Something else I don't usually read: science fiction - at least not on a regular basis. I try to get in at least one sci-fi book a year but even that's often too difficult to do. I'm impatient and often bored, I've found, with talking, furry aliens from other worlds, disgusting creatures, space travel, robots, and all other manner of fantastic technologies. And I've had the misfortune of reading sci-fi authors whose only point, it seems, is to write about cool aliens and fast space jets. But I refused to give up and last year I finally decided to stop dicking around (pun intended) and bought The Selected Stories of Philip K. Dick, mainly because I'd seen most of the movies based on his short stories and liked them well-enough to wonder and hope that the stories would be better, as is often the case, than the movies they had inspired.

There isn't a movie based on the short story "Upon a Dull Earth" but if there was it would have definitely been a horror flic. This is the creepiest, most disturbing in a send-shivers-down-your-spine kind of way story that I've read in a long while. Jonathan Letham hits the nail on the head when he says that it "reads like a Shirley Jackson outtake." It would be easy to say that "Upon a Dull Earth" is a lesson in being careful what you ask for. In this case, the main character Rick only wants to marry his girlfriend Silvia, have some kids, and grow old with her. Silvia however dies prematurely and when he tries to get her back, he and her both bite off quite a bit more than they can chew.
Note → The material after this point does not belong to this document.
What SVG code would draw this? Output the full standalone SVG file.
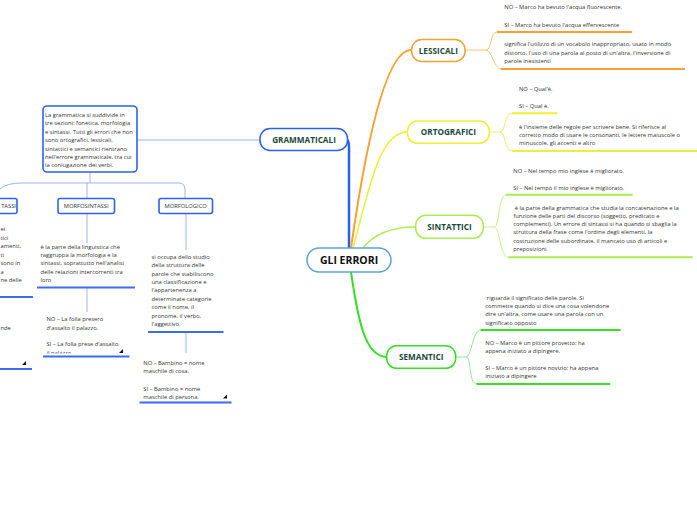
<svg xmlns="http://www.w3.org/2000/svg" width="697" height="520" viewBox="0 0 697 520">
<style>
text{font-family:"Open Sans","Noto Sans",sans-serif}
.t{font-size:5.8px;fill:#333}
.lab{font-size:8.2px;font-weight:bold;fill:#1b4a3c;text-anchor:middle}
.sm{font-size:5.8px;fill:#333;text-anchor:middle}
.bx{fill:#fff;stroke:#2d62f0;stroke-width:1.6}
.ln{fill:none;stroke-width:1}
.ul{fill:none;stroke-width:2}
</style>
<defs>
<clipPath id="cp1"><rect x="40" y="300" width="100" height="53.5"/></clipPath>
</defs>
<rect width="697" height="520" fill="#fff"/>

<g id="connectors">
<path d="M349,248 L349,147 Q349,140 346,139" fill="none" stroke="#2a5ff0" stroke-width="2.5"/>
<path d="M351,248 C365,150 385,50 411,50" fill="none" stroke="#f7a131" stroke-width="2"/>
<path d="M353,248 C370,185 380,132 407,132" fill="none" stroke="#f0f032" stroke-width="1.5"/>
<path d="M362,249 C375,232 395,227 415,227" fill="none" stroke="#a8ee50" stroke-width="1.5"/>
<path d="M351,272 C358,320 365,357 387,357" fill="none" stroke="#33e022" stroke-width="2"/>
<path d="M260,140 H137" class="ln" stroke="#9bb6f2"/>
<path d="M90,172 V183" class="ln" stroke="#9bb6f2"/>
<path d="M0,189 Q6,183 22,183 H179 Q185,183 185,190 V198" class="ln" stroke="#9bb6f2"/>
<path d="M87,183 V198" class="ln" stroke="#9bb6f2"/>
<path d="M87,213 V243" class="ln" stroke="#9bb6f2"/>
<path d="M87,288 V312" class="ln" stroke="#9bb6f2"/>
<path d="M186,213 V250" class="ln" stroke="#9bb6f2"/>
<path d="M186,332 V353" class="ln" stroke="#9bb6f2"/>
<path d="M465,50 H486 C492,50 490,32 497,32 M486,50 C492,50 494,69 501,69" class="ln" stroke="#fbc477"/>
<path d="M489,132 H500 C506,132 504,113 512,113 M500,132 C506,132 504,151 512,151" class="ln" stroke="#f3f36a"/>
<path d="M483,227 H494 C500,227 498,195 506,195 M494,227 C500,227 500,257 508,257" class="ln" stroke="#c6f08a"/>
<path d="M456,357 H466 C472,357 472,330 481,330 M466,357 C472,357 468,384 477,384" class="ln" stroke="#8fe88f"/>
</g>

<g id="gli-errori">
<rect x="307" y="248" width="84" height="24" rx="12" fill="#fff" stroke="#5aa2de" stroke-width="1.5"/>
<text x="349" y="263.5" font-size="10.5" font-weight="bold" fill="#111" text-anchor="middle">GLI ERRORI</text>
</g>

<g id="grammaticali">
<rect x="260" y="128.5" width="87.5" height="22" rx="10" fill="#fff" stroke="#2a5ff0" stroke-width="1.5"/>
<text x="304" y="142.8" class="lab">GRAMMATICALI</text>
</g>

<g id="grammatica-desc">
<rect x="43" y="106" width="94" height="66" rx="4" class="bx"/>
<text class="t" x="45" y="117">La grammatica si suddivide in</text>
<text class="t" x="45" y="125.4">tre sezioni: fonetica, morfologia</text>
<text class="t" x="45" y="133.8">e sintassi. Tutti gli errori che non</text>
<text class="t" x="45" y="142.2">sono ortografici, lessicali,</text>
<text class="t" x="45" y="150.6">sintattici e semantici rientrano</text>
<text class="t" x="45" y="159">nell'errore grammaticale, tra cui</text>
<text class="t" x="45" y="167.4">la coniugazione dei verbi.</text>
</g>

<g id="sintassi">
<rect x="-30" y="198.5" width="47" height="15" rx="2" class="bx"/>
<text x="16" y="208" font-size="5.8" fill="#333" text-anchor="end">TASSI</text>
<text class="t" x="0.5" y="231">ei</text>
<text class="t" x="0.5" y="239.5">tici</text>
<text class="t" x="0.5" y="248">amenti,</text>
<text class="t" x="0.5" y="256.5">ti</text>
<text class="t" x="0.5" y="265">sono in</text>
<text class="t" x="0.5" y="273.5">a</text>
<text class="t" x="0.5" y="282">ne delle</text>
<path d="M0,297 H33" class="ul" stroke="#3a6df0"/>
<text class="t" x="0.5" y="330">nde</text>
<polygon points="22,365 26,361 26,365" fill="#111"/>
<path d="M0,369 H32" class="ul" stroke="#3a6df0"/>
</g>

<g id="morfosintassi">
<rect x="58" y="198.5" width="56.5" height="15" rx="2" class="bx"/>
<text x="86.2" y="208.2" class="sm">MORFOSINTASSI</text>
<text class="t" x="40.5" y="248.7">è la parte della linguistica che</text>
<text class="t" x="40.5" y="257">raggruppa la morfologia e la</text>
<text class="t" x="40.5" y="265.3">sintassi, soprattutto nell'analisi</text>
<text class="t" x="40.5" y="273.6">delle relazioni intercorrenti tra</text>
<text class="t" x="40.5" y="281.9">loro</text>
<path d="M37,287.5 H135" class="ul" stroke="#3a6df0"/>
<text class="t" x="46.5" y="320.5">NO – La folla presero</text>
<text class="t" x="46.5" y="329.5">d'assalto il palazzo.</text>
<text class="t" x="46.5" y="346.3">SI – La folla prese d'assalto</text>
<text class="t" x="46.5" y="354.6" clip-path="url(#cp1)">il palazzo.</text>
<polygon points="119,353 123,349 123,353" fill="#111"/>
<path d="M43,356.5 H129.5" class="ul" stroke="#3a6df0"/>
</g>

<g id="morfologico">
<rect x="159" y="198.5" width="53.5" height="15" rx="2" class="bx"/>
<text x="185.7" y="208.2" class="sm">MORFOLOGICO</text>
<text class="t" x="151.5" y="258.7">si occupa dello studio</text>
<text class="t" x="151.5" y="267.1">della struttura delle</text>
<text class="t" x="151.5" y="275.5">parole che stabiliscono</text>
<text class="t" x="151.5" y="283.9">una classificazione e</text>
<text class="t" x="151.5" y="292.3">l'appartenenza a</text>
<text class="t" x="151.5" y="300.7">determinate categorie</text>
<text class="t" x="151.5" y="309.1">come il nome, il</text>
<text class="t" x="151.5" y="317.5">pronome, il verbo,</text>
<text class="t" x="151.5" y="325.9">l'aggettivo.</text>
<path d="M148,332 H223.5" class="ul" stroke="#3a6df0"/>
<text class="t" x="143.3" y="364.7">NO – Bambino = nome</text>
<text class="t" x="143.3" y="373.3">maschile di cosa.</text>
<text class="t" x="143.3" y="391">SI – Bambino = nome</text>
<text class="t" x="143.3" y="398.7">maschile di persona.</text>
<polygon points="223,398.5 227,394.5 227,398.5" fill="#111"/>
<path d="M139.5,402.5 H231.5" class="ul" stroke="#3a6df0"/>
</g>

<g id="lessicali">
<rect x="411.7" y="39.5" width="53.3" height="22" rx="10" fill="#fff" stroke="#f7a131" stroke-width="1.5"/>
<text x="438.3" y="53.8" class="lab">LESSICALI</text>
<text class="t" x="504.3" y="9.3">NO – Marco ha bevuto l'acqua fluorescente.</text>
<text class="t" x="504.3" y="26.7">SI – Marco ha bevuto l'acqua effervescente</text>
<path d="M497,32 H632" class="ul" stroke="#f7a131" stroke-width="1.6"/>
<text class="t" x="504.3" y="46.3">significa l'utilizzo di un vocabolo inappropriato, usato in modo</text>
<text class="t" x="504.3" y="54.7">distorto, l'uso di una parola al posto di un'altra, l'inversione di</text>
<text class="t" x="504.3" y="63.4">parole inesistenti</text>
<path d="M501,69 H685" class="ul" stroke="#f7a131" stroke-width="1.6"/>
</g>

<g id="ortografici">
<rect x="407.5" y="121" width="81.8" height="22.3" rx="10" fill="#fff" stroke="#f0f032" stroke-width="1.5"/>
<text x="448.4" y="135.2" class="lab">ORTOGRAFICI</text>
<text class="t" x="519" y="91">NO – Qual'è.</text>
<text class="t" x="519" y="108">SI – Qual è.</text>
<path d="M512,113.3 H557.5" class="ul" stroke="#f0f032" stroke-width="1.6"/>
<text class="t" x="519" y="128.7">è l'insieme delle regole per scrivere bene. Si riferisce al</text>
<text class="t" x="519" y="137">corretto modo di usare le consonanti, le lettere maiuscole o</text>
<text class="t" x="519" y="144.7">minuscole, gli accenti e altro</text>
<path d="M512,151 H697" class="ul" stroke="#f0f032" stroke-width="1.6"/>
</g>

<g id="sintattici">
<rect x="415.7" y="215.3" width="67.6" height="23" rx="10" fill="#fff" stroke="#a8ee50" stroke-width="1.5"/>
<text x="449.5" y="229.8" class="lab">SINTATTICI</text>
<text class="t" x="513.3" y="173">NO – Nel tempo mio inglese è migliorato.</text>
<text class="t" x="513.3" y="189.7">SI – Nel tempo il mio inglese è migliorato.</text>
<path d="M506,194.7 H632.7" class="ul" stroke="#a8ee50" stroke-width="1.6"/>
<text class="t" x="513.3" y="209.7" xml:space="preserve"> è la parte della grammatica che studia la concatenazione e la</text>
<text class="t" x="513.3" y="217.5">funzione delle parti del discorso (soggetto, predicato e</text>
<text class="t" x="513.3" y="226">complementi). Un errore di sintassi si ha quando si sbaglia la</text>
<text class="t" x="513.3" y="234.3">struttura della frase come l'ordine degli elementi, la</text>
<text class="t" x="513.3" y="243">costruzione delle subordinate, il mancato uso di articoli e</text>
<text class="t" x="513.3" y="251.3">preposizioni.</text>
<path d="M508.3,257.3 H692.7" class="ul" stroke="#a8ee50" stroke-width="1.6"/>
</g>

<g id="semantici">
<rect x="386.7" y="345.8" width="69" height="22.5" rx="10" fill="#fff" stroke="#33e022" stroke-width="1.5"/>
<text x="421.2" y="360" class="lab">SEMANTICI</text>
<text class="t" x="485.3" y="299.7" xml:space="preserve"> riguarda il significato delle parole. Si</text>
<text class="t" x="485.3" y="308">commette quando si dice una cosa volendone</text>
<text class="t" x="485.3" y="316.3">dire un'altra, come usare una parola con un</text>
<text class="t" x="485.3" y="324.7">significato opposto</text>
<path d="M480.7,330 H620.7" class="ul" stroke="#33e022" stroke-width="1.6"/>
<text class="t" x="485.3" y="344.7">NO – Marco è un pittore provetto: ha</text>
<text class="t" x="485.3" y="353">appena iniziato a dipingere.</text>
<text class="t" x="485.3" y="369.7">SI – Marco è un pittore novizio: ha appena</text>
<text class="t" x="485.3" y="378.3">iniziato a dipingere</text>
<path d="M476.7,384 H610" class="ul" stroke="#33e022" stroke-width="1.6"/>
</g>
</svg>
It sounds a bit like Stephen King's "Pet Cemetery" but it's much more subtle than that. Silvia comes back - a lot of her comes back - but she doesn't eat or kill anyone. She's just there and it is creepy.

But to simply qualify this as a "be careful what you ask for" story would be an injustice. In the process, Dick reinvents heaven, angels, humans, God and the "dull earth" between. I'm half-way through The Selected Stories... and I have already decided that Dick has written the best sci-fi I've ever read. I have only just discovered that that's because, although, like other writers of the genre, Dick writes of the future, technology and otherworldly creatures, they are all second fiddle to the men and women who populate his stories. The stories are not about the science, they're about the man. Those are the kind of stories, sci-fi or no, that I would read any day of any year.